### Data provided
* * * * *

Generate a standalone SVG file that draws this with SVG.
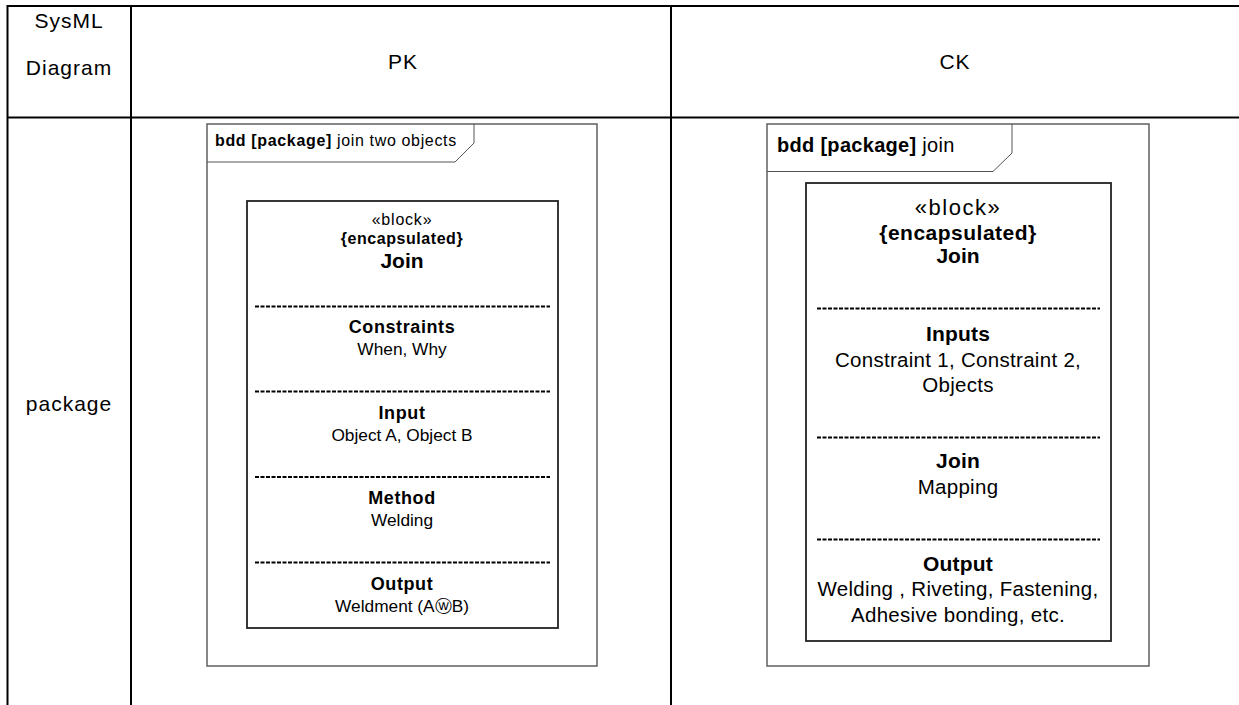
<svg xmlns="http://www.w3.org/2000/svg" width="1239" height="705" viewBox="0 0 1239 705">
  <style>
    text { font-family: "Liberation Sans", Arial, "DejaVu Sans", sans-serif; fill: #000; }
    .grid { stroke: #000; stroke-width: 2; fill: none; }
    .frame { stroke: #6a6a6a; stroke-width: 1.6; fill: #fff; }
    .tab { stroke: #555; stroke-width: 1; fill: none; }
    .block { stroke: #222; stroke-width: 1.8; fill: #fff; }
    .sep { stroke: #000; stroke-width: 2; stroke-dasharray: 4 1.5; }
    .hdr { font-size: 21px; text-anchor: middle; letter-spacing: 1px; }
    .c { text-anchor: middle; }
    .b { font-weight: bold; }
    .pk-reg { font-size: 17.3px; }
    .pk-head { font-size: 18px; font-weight: bold; letter-spacing: 0.6px; }
    .ck-reg { font-size: 20.5px; letter-spacing: 0.3px; }
    .ck-head { font-size: 21px; font-weight: bold; letter-spacing: 0.2px; }
  </style>

  <!-- table rules -->
  <g id="table">
    <line class="grid" x1="7" y1="6" x2="1239" y2="6"/>
    <line class="grid" x1="7" y1="117.5" x2="1239" y2="117.5"/>
    <line class="grid" x1="7.5" y1="5" x2="7.5" y2="705"/>
    <line class="grid" x1="131" y1="5" x2="131" y2="705"/>
    <line class="grid" x1="671" y1="5" x2="671" y2="705"/>
  </g>

  <!-- header and row labels -->
  <g id="headers">
    <text class="hdr" x="69" y="28">SysML</text>
    <text class="hdr" x="69" y="75">Diagram</text>
    <text class="hdr" x="403" y="69">PK</text>
    <text class="hdr" x="955" y="69">CK</text>
    <text class="hdr" x="69" y="411">package</text>
  </g>

  <!-- PK package frame -->
  <g id="pk-frame">
    <rect class="frame" x="207" y="124" width="390" height="542"/>
    <polyline class="tab" points="207,162 455,162 474,143 474,124"/>
    <text x="215" y="146" style="font-size:16px; letter-spacing:0.65px"><tspan class="b">bdd [package]</tspan> join two objects</text>
  </g>

  <!-- PK block -->
  <g id="pk-block">
    <rect class="block" x="247" y="201" width="311" height="427"/>
    <text class="c" x="402" y="225" style="font-size:16px; letter-spacing:0.8px">«block»</text>
    <text class="c b" x="402" y="244" style="font-size:16px; letter-spacing:0.55px">{encapsulated}</text>
    <text class="c b" x="402" y="268" style="font-size:21px">Join</text>
    <line class="sep" x1="255" y1="306.5" x2="550" y2="306.5"/>
    <text class="c pk-head" x="402" y="333">Constraints</text>
    <text class="c pk-reg" x="402" y="355">When, Why</text>
    <line class="sep" x1="255" y1="391.5" x2="550" y2="391.5"/>
    <text class="c pk-head" x="402" y="419">Input</text>
    <text class="c pk-reg" x="402" y="441">Object A, Object B</text>
    <line class="sep" x1="255" y1="477" x2="550" y2="477"/>
    <text class="c pk-head" x="402" y="504">Method</text>
    <text class="c pk-reg" x="402" y="526">Welding</text>
    <line class="sep" x1="255" y1="562.5" x2="550" y2="562.5"/>
    <text class="c pk-head" x="402" y="590">Output</text>
    <text class="c pk-reg" x="402" y="612">Weldment (AⓦB)</text>
  </g>

  <!-- CK package frame -->
  <g id="ck-frame">
    <rect class="frame" x="767" y="124" width="382" height="542"/>
    <polyline class="tab" points="767,171.5 993,171.5 1012,153 1012,124"/>
    <text x="777" y="152" style="font-size:20px; letter-spacing:0.3px"><tspan class="b">bdd [package]</tspan> join</text>
  </g>

  <!-- CK block -->
  <g id="ck-block">
    <rect class="block" x="806" y="183" width="305" height="458"/>
    <text class="c" x="958" y="215" style="font-size:22px; letter-spacing:1.5px">«block»</text>
    <text class="c b" x="958" y="240" style="font-size:21px; letter-spacing:0.5px">{encapsulated}</text>
    <text class="c b" x="958" y="263" style="font-size:21px">Join</text>
    <line class="sep" x1="817" y1="308.5" x2="1100" y2="308.5"/>
    <text class="c ck-head" x="958" y="341">Inputs</text>
    <text class="c ck-reg" x="958" y="367">Constraint 1, Constraint 2,</text>
    <text class="c ck-reg" x="958" y="392">Objects</text>
    <line class="sep" x1="817" y1="437.5" x2="1100" y2="437.5"/>
    <text class="c ck-head" x="958" y="468">Join</text>
    <text class="c ck-reg" x="958" y="494">Mapping</text>
    <line class="sep" x1="817" y1="539.5" x2="1100" y2="539.5"/>
    <text class="c ck-head" x="958" y="571">Output</text>
    <text class="c ck-reg" x="958" y="596">Welding , Riveting, Fastening,</text>
    <text class="c ck-reg" x="958" y="622">Adhesive bonding, etc.</text>
  </g>
</svg>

* * * * *

### Short exercise
Working from the lines above, reproduce the material exactly and exclude its pictures.

### Written response
Generate a standalone SVG file that draws this with SVG.
<svg xmlns="http://www.w3.org/2000/svg" width="1239" height="705" viewBox="0 0 1239 705">
  <style>
    text { font-family: "Liberation Sans", Arial, "DejaVu Sans", sans-serif; fill: #000; }
    .grid { stroke: #000; stroke-width: 2; fill: none; }
    .frame { stroke: #6a6a6a; stroke-width: 1.6; fill: #fff; }
    .tab { stroke: #555; stroke-width: 1; fill: none; }
    .block { stroke: #222; stroke-width: 1.8; fill: #fff; }
    .sep { stroke: #000; stroke-width: 2; stroke-dasharray: 4 1.5; }
    .hdr { font-size: 21px; text-anchor: middle; letter-spacing: 1px; }
    .c { text-anchor: middle; }
    .b { font-weight: bold; }
    .pk-reg { font-size: 17.3px; }
    .pk-head { font-size: 18px; font-weight: bold; letter-spacing: 0.6px; }
    .ck-reg { font-size: 20.5px; letter-spacing: 0.3px; }
    .ck-head { font-size: 21px; font-weight: bold; letter-spacing: 0.2px; }
  </style>

  <!-- table rules -->
  <g id="table">
    <line class="grid" x1="7" y1="6" x2="1239" y2="6"/>
    <line class="grid" x1="7" y1="117.5" x2="1239" y2="117.5"/>
    <line class="grid" x1="7.5" y1="5" x2="7.5" y2="705"/>
    <line class="grid" x1="131" y1="5" x2="131" y2="705"/>
    <line class="grid" x1="671" y1="5" x2="671" y2="705"/>
  </g>

  <!-- header and row labels -->
  <g id="headers">
    <text class="hdr" x="69" y="28">SysML</text>
    <text class="hdr" x="69" y="75">Diagram</text>
    <text class="hdr" x="403" y="69">PK</text>
    <text class="hdr" x="955" y="69">CK</text>
    <text class="hdr" x="69" y="411">package</text>
  </g>

  <!-- PK package frame -->
  <g id="pk-frame">
    <rect class="frame" x="207" y="124" width="390" height="542"/>
    <polyline class="tab" points="207,162 455,162 474,143 474,124"/>
    <text x="215" y="146" style="font-size:16px; letter-spacing:0.65px"><tspan class="b">bdd [package]</tspan> join two objects</text>
  </g>

  <!-- PK block -->
  <g id="pk-block">
    <rect class="block" x="247" y="201" width="311" height="427"/>
    <text class="c" x="402" y="225" style="font-size:16px; letter-spacing:0.8px">«block»</text>
    <text class="c b" x="402" y="244" style="font-size:16px; letter-spacing:0.55px">{encapsulated}</text>
    <text class="c b" x="402" y="268" style="font-size:21px">Join</text>
    <line class="sep" x1="255" y1="306.5" x2="550" y2="306.5"/>
    <text class="c pk-head" x="402" y="333">Constraints</text>
    <text class="c pk-reg" x="402" y="355">When, Why</text>
    <line class="sep" x1="255" y1="391.5" x2="550" y2="391.5"/>
    <text class="c pk-head" x="402" y="419">Input</text>
    <text class="c pk-reg" x="402" y="441">Object A, Object B</text>
    <line class="sep" x1="255" y1="477" x2="550" y2="477"/>
    <text class="c pk-head" x="402" y="504">Method</text>
    <text class="c pk-reg" x="402" y="526">Welding</text>
    <line class="sep" x1="255" y1="562.5" x2="550" y2="562.5"/>
    <text class="c pk-head" x="402" y="590">Output</text>
    <text class="c pk-reg" x="402" y="612">Weldment (AⓦB)</text>
  </g>

  <!-- CK package frame -->
  <g id="ck-frame">
    <rect class="frame" x="767" y="124" width="382" height="542"/>
    <polyline class="tab" points="767,171.5 993,171.5 1012,153 1012,124"/>
    <text x="777" y="152" style="font-size:20px; letter-spacing:0.3px"><tspan class="b">bdd [package]</tspan> join</text>
  </g>

  <!-- CK block -->
  <g id="ck-block">
    <rect class="block" x="806" y="183" width="305" height="458"/>
    <text class="c" x="958" y="215" style="font-size:22px; letter-spacing:1.5px">«block»</text>
    <text class="c b" x="958" y="240" style="font-size:21px; letter-spacing:0.5px">{encapsulated}</text>
    <text class="c b" x="958" y="263" style="font-size:21px">Join</text>
    <line class="sep" x1="817" y1="308.5" x2="1100" y2="308.5"/>
    <text class="c ck-head" x="958" y="341">Inputs</text>
    <text class="c ck-reg" x="958" y="367">Constraint 1, Constraint 2,</text>
    <text class="c ck-reg" x="958" y="392">Objects</text>
    <line class="sep" x1="817" y1="437.5" x2="1100" y2="437.5"/>
    <text class="c ck-head" x="958" y="468">Join</text>
    <text class="c ck-reg" x="958" y="494">Mapping</text>
    <line class="sep" x1="817" y1="539.5" x2="1100" y2="539.5"/>
    <text class="c ck-head" x="958" y="571">Output</text>
    <text class="c ck-reg" x="958" y="596">Welding , Riveting, Fastening,</text>
    <text class="c ck-reg" x="958" y="622">Adhesive bonding, etc.</text>
  </g>
</svg>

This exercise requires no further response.